Oxford Archaeology- Angel Meadow Winter 2013/14
We monitored the ground works required during the
refurbishment of the steps into the park, to ensure that any human remains
uncovered were treated appropriately.
In the first instance, we excavated a couple of small trail pits to a depth of 1.35m below the modern ground surface to try and establish whether there were any buried remains that might be disturbed. Whilst nothing came to light in these test pits, other than fairly recent deposits, we concluded that we should nevertheless monitor the ground works just in case. This proved to be a wise precaution, as human remains were exposed at depth when the new foundation trenches were opened up. In total, 917 fragments of human bone were recovered during the course of the work, of which approximately 700 were identifiable.
The majority of these bones had been disturbed previously
(and I suspect that this had been during the landscaping works carried out in
the 1980s/90s), with only a single articulated skeleton being found in-situ.
The skeleton was that of a mature adult male (ageing and sexing based on
cranium, and sub pubic angle) Overall the condition of the bone was good.
Timber staining beneath the pelvis and around the outside of the skeleton
indicates that this individual was interred in a single-wood, single-break
coffin and buried on the traditional east/west orientation. Two iron coffin
nails were also retrieved from amongst the skeletal remains.
A second set of remains, those of a young adult male (probably aged between 16 - 18 years) were not found in situ or articulated, however when collected for study were found to represent around 75% of a complete skeleton, suggesting that the individual had been lifted and re-deposited as a single entity at some point during earlier intrusive site works.

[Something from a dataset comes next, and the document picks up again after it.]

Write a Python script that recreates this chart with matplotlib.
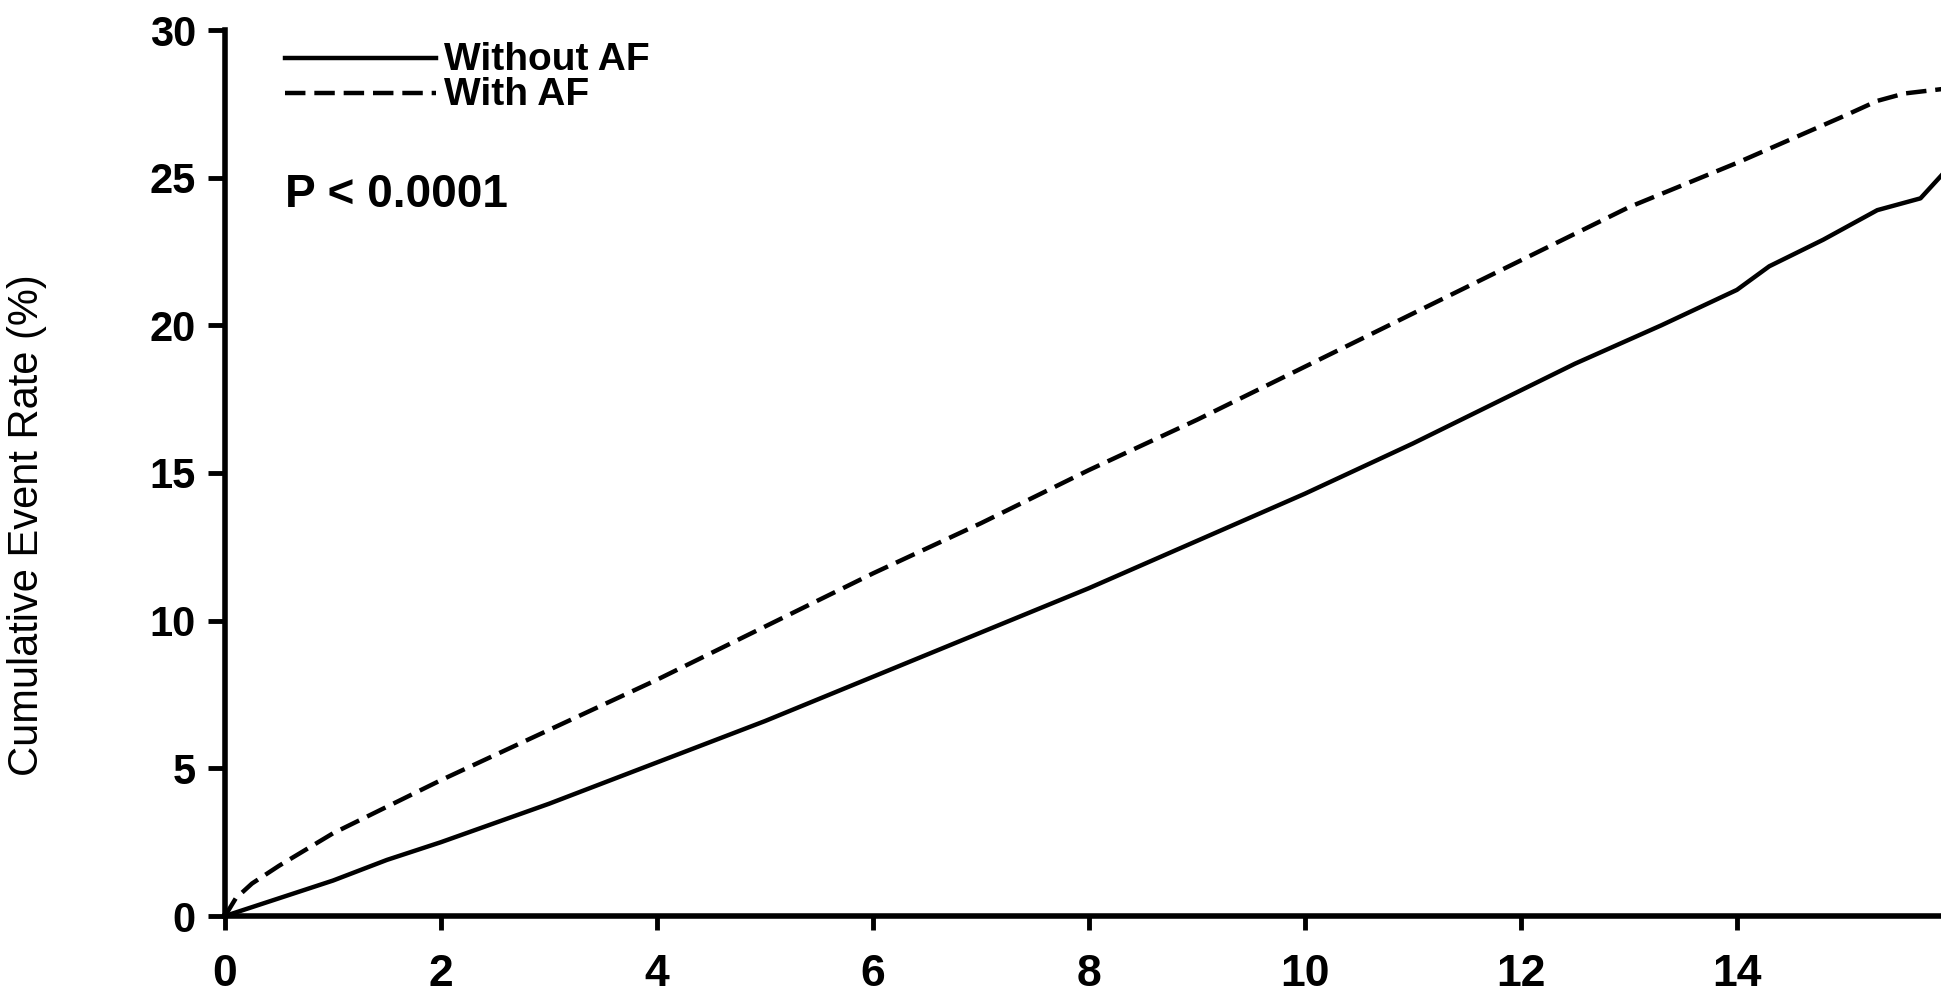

In total the 700 identifiable fragments cumulatively represent the remains of approximately 24 incomplete sets of human remains, of which twenty were either prime or mature adults, one was a young adult and three were juveniles of less than 6 years. Bone conditions were variable with a large number of bone fragments being in poor condition, showing high levels of abrasion and demineralisation, much of which can be attributed to the remains being disturbed in probably more than one occasion. Less than 25% percentage of the assemblage could be classed as in a good state of preservation. Fragmentation of the post-cranial skeleton was very variable, with the majority of the bones exhibiting some degree of post-mortem break to them. The condition of some of the bones was indicative of some people having suffered from rickets.